Any given disorder is an event so low-probability that people use their at-birth prevalences as meme numbers when mentioning things they think are vanishingly unlikely ("Oh, there's no *way* that could happen, it's, like, a 0.1% chance"). It turns out "1 in 1000" chances happen! When I look at probability estimates as percentages, I think of them in terms of "number of universes diverging from this point for this thing to likely happen/not happen". Say a 5% chance, so p=1–(0.95)^n. The 50%-likelihood-this-happens-in-one-universe marker is about p=1–(0.95)^14, which is actually a little above 50%. So 14 paths from this, it'll "just above half the time" happen in one of those paths? ~64% likelihood in 20 paths, ~90% in 45 paths (often more than once, in 45 paths).
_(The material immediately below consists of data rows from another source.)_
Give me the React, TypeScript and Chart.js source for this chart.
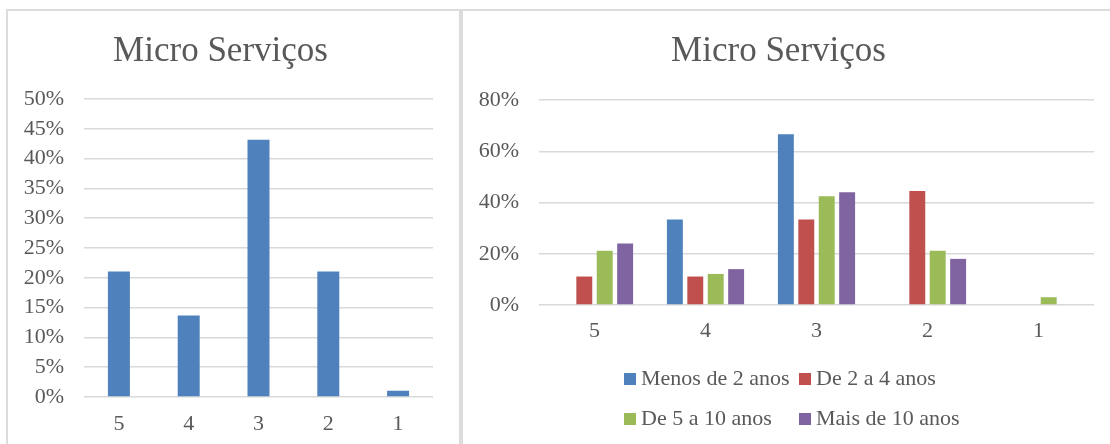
import { useEffect, useRef } from 'react';
import { Chart, registerables } from 'chart.js';

Chart.register(...registerables);

const FONT = '"Liberation Serif", "Times New Roman", serif';
const TEXT_COLOR = '#595959';
const GRID_COLOR = '#d9d9d9';

// Likert scale answers, from 5 down to 1
const categories = ['5', '4', '3', '2', '1'];

// Share of all answers per score (%)
const overallShare = [21.05, 13.68, 43.16, 21.05, 1.05];

// Share per experience group (%)
const menosDe2Anos = [0, 33.33, 66.67, 0, 0];
const de2a4Anos = [11.11, 11.11, 33.33, 44.44, 0];
const de5a10Anos = [21.21, 12.12, 42.42, 21.21, 3.03];
const maisDe10Anos = [24, 14, 44, 18, 0];

const seriesNames = ['Menos de 2 anos', 'De 2 a 4 anos', 'De 5 a 10 anos', 'Mais de 10 anos'];
const seriesColors = ['#4F81BD', '#C0504D', '#9BBB59', '#8064A2'];

const chartTitle = 'Micro Serviços';

// Legend laid out as a two-column grid under the x axis
const gridLegend = {
  id: 'gridLegend',
  afterDraw(chart: any, _args: any, opts: any) {
    if (!opts || !opts.columns) return;
    const { ctx } = chart;
    ctx.save();
    ctx.font = `22px ${FONT}`;
    ctx.textBaseline = 'middle';
    ctx.textAlign = 'left';
    chart.data.datasets.forEach((ds: any, i: number) => {
      const x = opts.columns[i % 2];
      const y = opts.rows[Math.floor(i / 2)];
      ctx.fillStyle = ds.backgroundColor;
      ctx.fillRect(x, y - 6, 12, 12);
      ctx.fillStyle = TEXT_COLOR;
      ctx.fillText(ds.label, x + 17, y);
    });
    ctx.restore();
  },
};

function baseOptions(max: number, step: number, xPad: number, xHeight: number, titleBottom: number) {
  return {
    responsive: true,
    maintainAspectRatio: false,
    animation: false as const,
    layout: { padding: { left: 0, right: 0, top: 0, bottom: 0 } },
    plugins: {
      legend: { display: false },
      tooltip: { enabled: false },
      title: {
        display: true,
        text: chartTitle,
        color: TEXT_COLOR,
        font: { family: FONT, size: 35, weight: 'normal' as const },
        padding: { top: 20, bottom: titleBottom },
      },
    },
    scales: {
      x: {
        grid: { display: false },
        border: { display: false },
        ticks: {
          color: TEXT_COLOR,
          font: { family: FONT, size: 22 },
          padding: xPad,
          maxRotation: 0,
        },
        afterFit: (scale: any) => {
          scale.height = xHeight;
        },
      },
      y: {
        min: 0,
        max,
        border: { display: false },
        grid: { color: GRID_COLOR, lineWidth: 1.5, drawTicks: false },
        ticks: {
          stepSize: step,
          color: TEXT_COLOR,
          font: { family: FONT, size: 22 },
          padding: 20,
          callback: (v: any) => `${v}%`,
        },
        afterFit: (scale: any) => {
          scale.width = 76;
        },
      },
    },
  };
}

function OverallChart() {
  const ref = useRef<HTMLCanvasElement>(null);
  useEffect(() => {
    if (!ref.current) return;
    const opts: any = baseOptions(50, 5, 6, 47, 26);
    opts.layout.padding.right = 26;
    const chart = new Chart(ref.current, {
      type: 'bar',
      data: {
        labels: categories,
        datasets: [
          {
            label: 'Total',
            data: overallShare,
            backgroundColor: seriesColors[0],
            categoryPercentage: 1,
            barPercentage: 0.315,
          },
        ],
      },
      options: opts,
    });
    return () => chart.destroy();
  }, []);
  return <canvas ref={ref} />;
}

function GroupChart() {
  const ref = useRef<HTMLCanvasElement>(null);
  useEffect(() => {
    if (!ref.current) return;
    const opts: any = baseOptions(80, 20, 5, 50, 27);
    opts.layout.padding.right = 29;
    opts.layout.padding.bottom = 89;
    opts.plugins.gridLegend = { columns: [161, 336], rows: [368, 408] };
    const values = [menosDe2Anos, de2a4Anos, de5a10Anos, maisDe10Anos];
    const chart = new Chart(ref.current, {
      type: 'bar',
      data: {
        labels: categories,
        datasets: values.map((data, i) => ({
          label: seriesNames[i],
          data,
          backgroundColor: seriesColors[i],
          categoryPercentage: 0.736,
          barPercentage: 0.78,
        })),
      },
      options: opts,
      plugins: [gridLegend],
    });
    return () => chart.destroy();
  }, []);
  return <canvas ref={ref} />;
}

const line = '#dcdcdc';

export default function App() {
  return (
    <div
      style={{
        position: 'absolute',
        left: 0,
        top: 0,
        width: 1110,
        height: 444,
        overflow: 'hidden',
        background: '#ffffff',
      }}
    >
      <div style={{ position: 'absolute', left: 6, top: 9, width: 1110, height: 2, background: line }} />
      <div style={{ position: 'absolute', left: 6, top: 9, width: 2, height: 440, background: line }} />
      <div style={{ position: 'absolute', left: 459, top: 9, width: 4, height: 440, background: line }} />
      <div style={{ position: 'absolute', left: 8, top: 11, width: 451, height: 433 }}>
        <OverallChart />
      </div>
      <div style={{ position: 'absolute', left: 463, top: 11, width: 660, height: 433 }}>
        <GroupChart />
      </div>
    </div>
  );
}
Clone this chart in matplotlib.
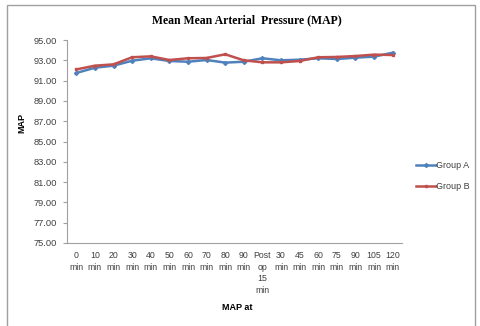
import matplotlib
matplotlib.use("Agg")
import matplotlib.pyplot as plt
from matplotlib.patches import Rectangle
from matplotlib.lines import Line2D

categories = ["0\nmin", "10\nmin", "20\nmin", "30\nmin", "40\nmin", "50\nmin", "60\nmin",
              "70\nmin", "80\nmin", "90\nmin", "Post\nop\n15\nmin", "30\nmin", "45\nmin",
              "60\nmin", "75\nmin", "90\nmin", "105\nmin", "120\nmin"]
group_a = [91.75, 92.27, 92.47, 92.96, 93.2, 92.93, 92.86, 93.03, 92.77, 92.86,
           93.2, 93.0, 93.06, 93.2, 93.13, 93.26, 93.36, 93.75]
group_b = [92.1, 92.47, 92.6, 93.3, 93.39, 93.03, 93.2, 93.23, 93.59, 93.0,
           92.8, 92.8, 92.93, 93.3, 93.33, 93.42, 93.56, 93.52]
yticks = [75, 77, 79, 81, 83, 85, 87, 89, 91, 93, 95]

W, H = 480, 326
fig = plt.figure(figsize=(W / 100, H / 100), dpi=100)
fig.patch.set_facecolor("white")

# outer chart border
fig.patches.append(Rectangle((7 / W, -0.01), (475 - 7) / W, (H - 5) / H + 0.01,
                             transform=fig.transFigure, fill=False,
                             edgecolor="#a0a0a0", linewidth=1.0))

ax = fig.add_axes([67 / W, 1 - 243 / H, (402 - 67) / W, (243 - 40) / H])
x = list(range(len(categories)))
ax.plot(x, group_a, color="#4F81BD", linewidth=1.8, marker="D", markersize=2.0,
        label="Group A")
ax.plot(x, group_b, color="#C0504D", linewidth=1.8, marker="s", markersize=2.0,
        label="Group B")

ax.set_xlim(-0.5, len(categories) - 0.5)
ax.set_ylim(75, 95)
ax.set_yticks(yticks)
ax.set_yticklabels([f"{v:.2f}" for v in yticks], fontsize=6.7, color="#404040",
                   family="Liberation Sans")
ax.set_xticks(x)
ax.set_xticklabels(categories, fontsize=6.3, color="#404040", family="Liberation Sans",
                   linespacing=1.35, va="top")
ax.tick_params(axis="x", length=0, pad=6)
ax.tick_params(axis="y", length=3, width=0.8, color="#a0a0a0", pad=4)
for s in ["top", "right"]:
    ax.spines[s].set_visible(False)
for s in ["left", "bottom"]:
    ax.spines[s].set_color("#a0a0a0")
    ax.spines[s].set_linewidth(0.8)

fig.text(0.5 * (150 + 343) / W, 1 - 20 / H, "Mean Mean Arterial  Pressure (MAP)",
         ha="center", va="center", fontsize=8.5, fontweight="bold",
         family="Liberation Serif")
fig.text(22 / W, 1 - 123 / H, "MAP", rotation=90, ha="center", va="center",
         fontsize=6.5, fontweight="bold", family="Liberation Sans")
fig.text(237 / W, 1 - 307 / H, "MAP at", ha="center", va="center",
         fontsize=6.5, fontweight="bold", family="Liberation Sans")

handles = [Line2D([], [], color="#4F81BD", linewidth=1.8, marker="D", markersize=2.0),
           Line2D([], [], color="#C0504D", linewidth=1.8, marker="s", markersize=2.0)]
leg = fig.legend(handles, ["Group A", "Group B"], loc="center left",
                 bbox_to_anchor=(408 / W, 1 - 176 / H), frameon=False,
                 prop={"family": "Liberation Sans", "size": 6.5},
                 handlelength=2.2, handletextpad=0.05, labelspacing=1.3)
for t in leg.get_texts():
    t.set_color("#404040")

fig.savefig("out.png", dpi=100)
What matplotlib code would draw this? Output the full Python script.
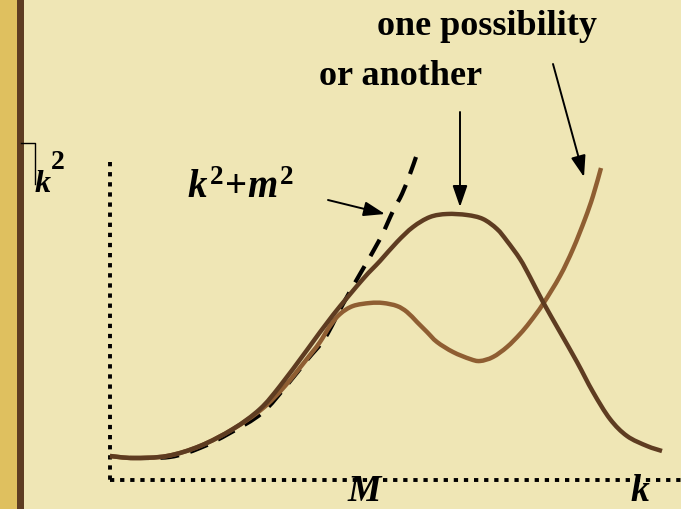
import matplotlib
matplotlib.use("Agg")
import numpy as np
import matplotlib.pyplot as plt
from matplotlib.path import Path
from matplotlib.patches import PathPatch

plt.rcParams['font.family'] = ['Liberation Serif', 'DejaVu Serif']
plt.rcParams['mathtext.fontset'] = 'custom'
plt.rcParams['mathtext.it'] = 'Liberation Serif:bold:italic'
plt.rcParams['mathtext.rm'] = 'Liberation Serif:bold'
plt.rcParams['mathtext.bf'] = 'Liberation Serif:bold'

# curves: k position and height above the k axis
k_dark = [110, 133, 167, 200, 233, 260, 280, 307, 333, 363, 380, 397, 413, 430, 447,
          467, 483, 497, 507, 520, 530, 543, 560, 577, 593, 610, 627, 647, 662]
h_dark = [24, 22, 24, 34, 51, 71, 94, 130, 165, 201, 219, 238, 253, 263, 266,
          265, 261, 251, 239, 221, 203, 178, 148, 118, 88, 61, 44, 34, 29]

k_light = [110, 133, 167, 200, 233, 262, 285, 310, 320, 330, 340, 353, 370, 383, 397, 407,
           417, 427, 437, 453, 470, 480, 493, 507, 520, 530, 543, 560, 573, 585, 593, 601]
h_light = [24, 22, 24, 34, 51, 71, 94, 125, 138, 154, 166, 174, 177, 177, 174, 168,
           158, 148, 138, 128, 121, 119, 123, 133, 146, 158, 176, 204, 231, 261, 284, 312]

k_free = [130, 170, 200, 230, 262, 287, 307, 325, 343, 360, 380, 393, 402, 410, 416]
h_free = [22, 23, 32, 47, 67, 95, 120, 142, 176, 206, 241, 269, 286, 306, 323]

bg = '#EFE6B5'
dark = '#5E3C21'
light = '#8F5E32'


def smooth_path(xs, ys):
    # Catmull-Rom through the read points, drawn as cubic Bezier segments
    p = np.column_stack([xs, ys]).astype(float)
    ext = np.vstack([p[0], p, p[-1]])
    verts = [p[0]]
    codes = [Path.MOVETO]
    for i in range(len(p) - 1):
        p0, p1, p2, p3 = ext[i], ext[i + 1], ext[i + 2], ext[i + 3]
        verts += [p1 + (p2 - p0) / 6, p2 - (p3 - p1) / 6, p2]
        codes += [Path.CURVE4] * 3
    return Path(verts, codes)


fig = plt.figure(figsize=(6.81, 5.10), dpi=100, facecolor=bg)
ax = fig.add_axes([0, 0, 1, 1])
ax.set_facecolor(bg)
ax.set_xlim(0, 681)
ax.set_ylim(-29, 481)
ax.axis('off')

# left stripe of the slide
ax.axvspan(0, 17, color='#DFC05F', lw=0)
ax.axvspan(17, 24, color='#5E3D22', lw=0)

# dotted axes
dots = dict(color='black', lw=2.8, linestyle=(0, (1.1, 1.5)), dash_capstyle='butt')
ax.plot([110, 110], [318, 0], **dots)
ax.plot([110, 681], [0, 0], **dots)

ax.add_patch(PathPatch(smooth_path(k_free, h_free), fill=False, edgecolor='black', lw=3.0,
                       linestyle=(0, (4.5, 2.8)), capstyle='butt', zorder=2))
ax.add_patch(PathPatch(smooth_path(k_light, h_light), fill=False, edgecolor=light, lw=3.2,
                       capstyle='butt', joinstyle='round', zorder=3))
ax.add_patch(PathPatch(smooth_path(k_dark, h_dark), fill=False, edgecolor=dark, lw=3.2,
                       capstyle='butt', joinstyle='round', zorder=4))

# labels
ax.plot([21, 35, 35], [337, 337, 296], color='black', lw=1.0)
ax.text(35, 289, 'k', fontsize=23, fontweight='bold', fontstyle='italic', va='baseline')
ax.text(51, 312, '2', fontsize=20, fontweight='bold', va='baseline')

ax.text(187, 283, r'$k^2\!+\!m^2$', fontsize=28, va='baseline')
ax.text(487, 446, 'one possibility', fontsize=26, fontweight='bold', ha='center', va='baseline')
ax.text(401, 396, 'or another', fontsize=26, fontweight='bold', ha='center', va='baseline')
ax.text(364, -28, 'M', fontsize=27, fontweight='bold', fontstyle='italic', ha='center', va='bottom')
ax.text(640, -28, 'k', fontsize=27, fontweight='bold', fontstyle='italic', ha='center', va='bottom')

arrow = dict(arrowstyle='-|>,head_length=1.3,head_width=0.45', color='black', lw=1.4,
             shrinkA=0, shrinkB=0)
ax.annotate('', xy=(385, 266), xytext=(328, 280), arrowprops=arrow)
ax.annotate('', xy=(460, 273), xytext=(460, 368), arrowprops=arrow)
ax.annotate('', xy=(584, 303), xytext=(553, 416), arrowprops=arrow)

fig.savefig('out.png', dpi=100, facecolor=bg)
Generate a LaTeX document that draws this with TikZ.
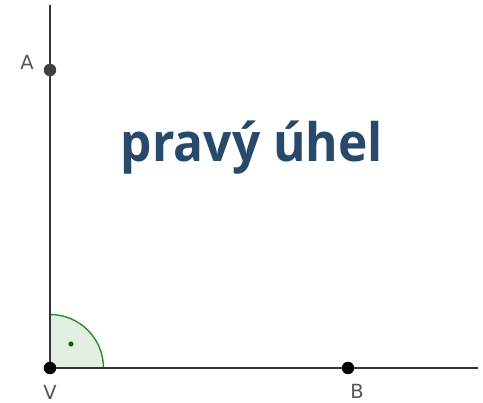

The probabilities people intuitively ascribe to "5%" feel noticeably lower than this.

"There's a 1 in 100,000 chance vaccines cause autism"? I've known pretty well, going about my daily life, absolutely unselected context, not any sort of reason to overrepresent medically unusual people, someone with a disorder *way* rarer than 1/100k! Probability estimates go much lower than people tend to intuit them. We think about "very unlikely" and say numbers that are more likely than people's "very unlikely" tends to be, when you push them on it, or when you watch how they react to those numbers (people estimating single-digit-percentage chances of a nuclear exchange this year don't seem to think of it as that likely).

I would never get on a plane that had a 1 in 1,000 chance of crashing, and wouldn’t like a 1 in 100,000 chance either! But I think for a general claim like “vaccines cause autism”, it’s very hard to reasonably come to probabilities lower than those, while it’s much easier for single cases like “this plane will crash”, when we can repeat the trial hundreds of thousands of times a day around the world.